Write the data out again exactly, dropping any images it holds.

──────────────────────────────

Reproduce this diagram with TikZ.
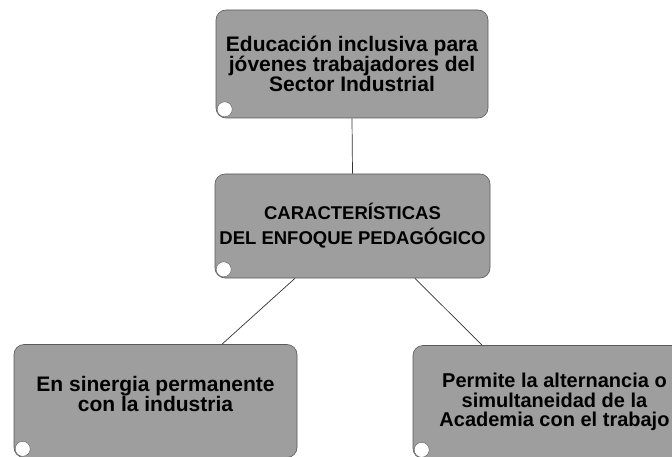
\documentclass[tikz,border=0pt]{standalone}
\usepackage{fontspec}
\setmainfont{Liberation Sans}

\begin{document}
\begin{tikzpicture}[x=1pt, y=-1pt,
    caja/.style={draw=black!65, line width=0.6pt, fill=black!38,
                 rounded corners=10pt, align=center, inner sep=0pt,
                 font=\fontsize{21}{20}\selectfont\bfseries},
    linea/.style={-, black!80, line width=0.7pt}]
    \clip (0,0) rectangle (672,457);

    \node [caja, minimum width=272pt, minimum height=108pt] (educ) at (352,64)
      {Educación inclusiva para \\ jóvenes trabajadores del \\ Sector Industrial};
    \node [caja, minimum width=275pt, minimum height=104pt,
           font=\fontsize{18.5}{25}\selectfont\bfseries] (carac) at (352.5,226)
      {CARACTERÍSTICAS \\ DEL ENFOQUE PEDAGÓGICO};
    \node [caja, minimum width=283pt, minimum height=113pt,
           text depth=14pt] (sinergia) at (155.5,401)
      {En sinergia permanente \\ con la industria};
    \node [caja, minimum width=283pt, minimum height=113pt,
           font=\fontsize{20}{19.5}\selectfont\bfseries] (alterna) at (554.5,402)
      {Permite la alternancia o \\ simultaneidad de la \\ Academia con el trabajo};

    \foreach \n in {educ,carac,sinergia,alterna}
      \draw [black!65, fill=white] ([shift={(9pt,9pt)}]\n.south west) circle (7.5pt);

    \draw [linea] (educ.south) -- (carac.north);
    \draw [linea] ([xshift=-57.5pt]carac.south) -- ([xshift=66.5pt]sinergia.north);
    \draw [linea] ([xshift=62.5pt]carac.south) -- ([xshift=-72.5pt]alterna.north);
\end{tikzpicture}
\end{document}
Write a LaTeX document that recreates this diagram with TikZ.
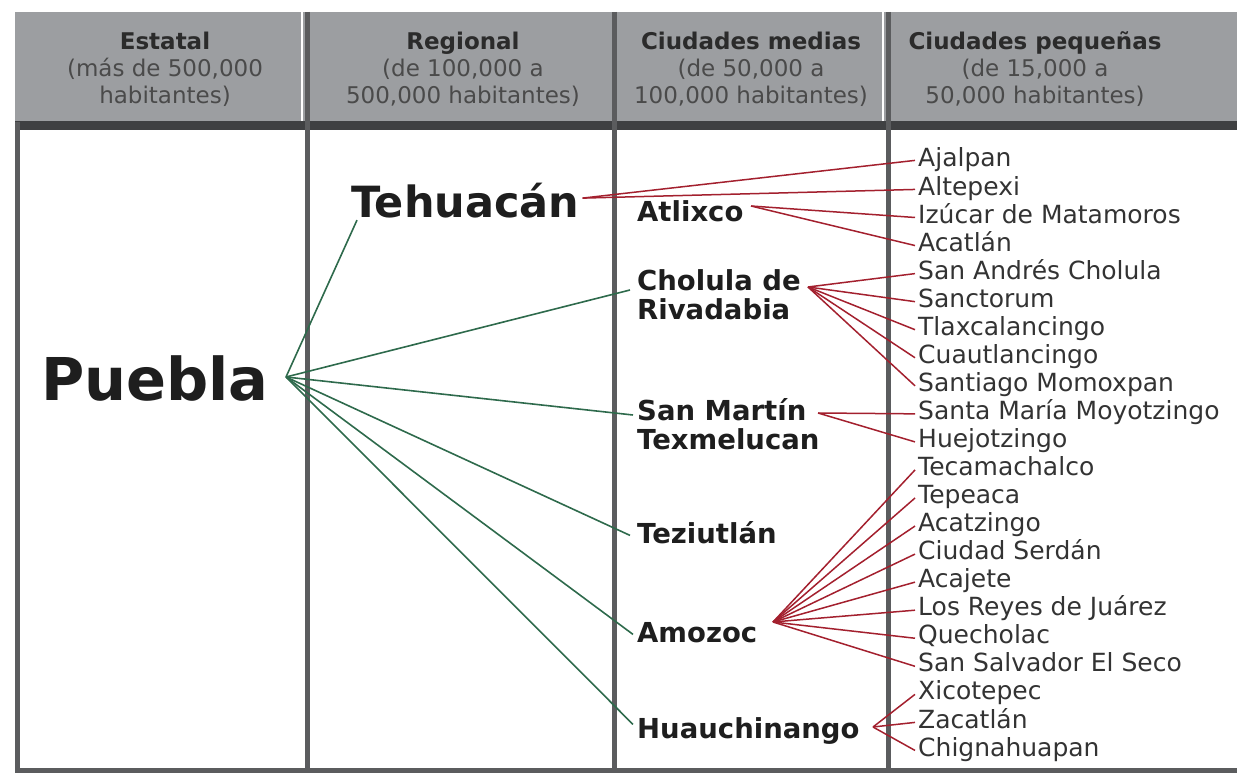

──────────────────────────────

Solution to the problem:
Reproduce this diagram with TikZ.
\documentclass[tikz,border=0pt]{standalone}
\usepackage{fontspec}
\setmainfont{Liberation Sans}

\begin{document}
\begin{tikzpicture}[x=1pt, y=-1pt,
    caja/.style={draw=black!65, line width=0.6pt, fill=black!38,
                 rounded corners=10pt, align=center, inner sep=0pt,
                 font=\fontsize{21}{20}\selectfont\bfseries},
    linea/.style={-, black!80, line width=0.7pt}]
    \clip (0,0) rectangle (672,457);

    \node [caja, minimum width=272pt, minimum height=108pt] (educ) at (352,64)
      {Educación inclusiva para \\ jóvenes trabajadores del \\ Sector Industrial};
    \node [caja, minimum width=275pt, minimum height=104pt,
           font=\fontsize{18.5}{25}\selectfont\bfseries] (carac) at (352.5,226)
      {CARACTERÍSTICAS \\ DEL ENFOQUE PEDAGÓGICO};
    \node [caja, minimum width=283pt, minimum height=113pt,
           text depth=14pt] (sinergia) at (155.5,401)
      {En sinergia permanente \\ con la industria};
    \node [caja, minimum width=283pt, minimum height=113pt,
           font=\fontsize{20}{19.5}\selectfont\bfseries] (alterna) at (554.5,402)
      {Permite la alternancia o \\ simultaneidad de la \\ Academia con el trabajo};

    \foreach \n in {educ,carac,sinergia,alterna}
      \draw [black!65, fill=white] ([shift={(9pt,9pt)}]\n.south west) circle (7.5pt);

    \draw [linea] (educ.south) -- (carac.north);
    \draw [linea] ([xshift=-57.5pt]carac.south) -- ([xshift=66.5pt]sinergia.north);
    \draw [linea] ([xshift=62.5pt]carac.south) -- ([xshift=-72.5pt]alterna.north);
\end{tikzpicture}
\end{document}
Write a LaTeX document that recreates this diagram with TikZ.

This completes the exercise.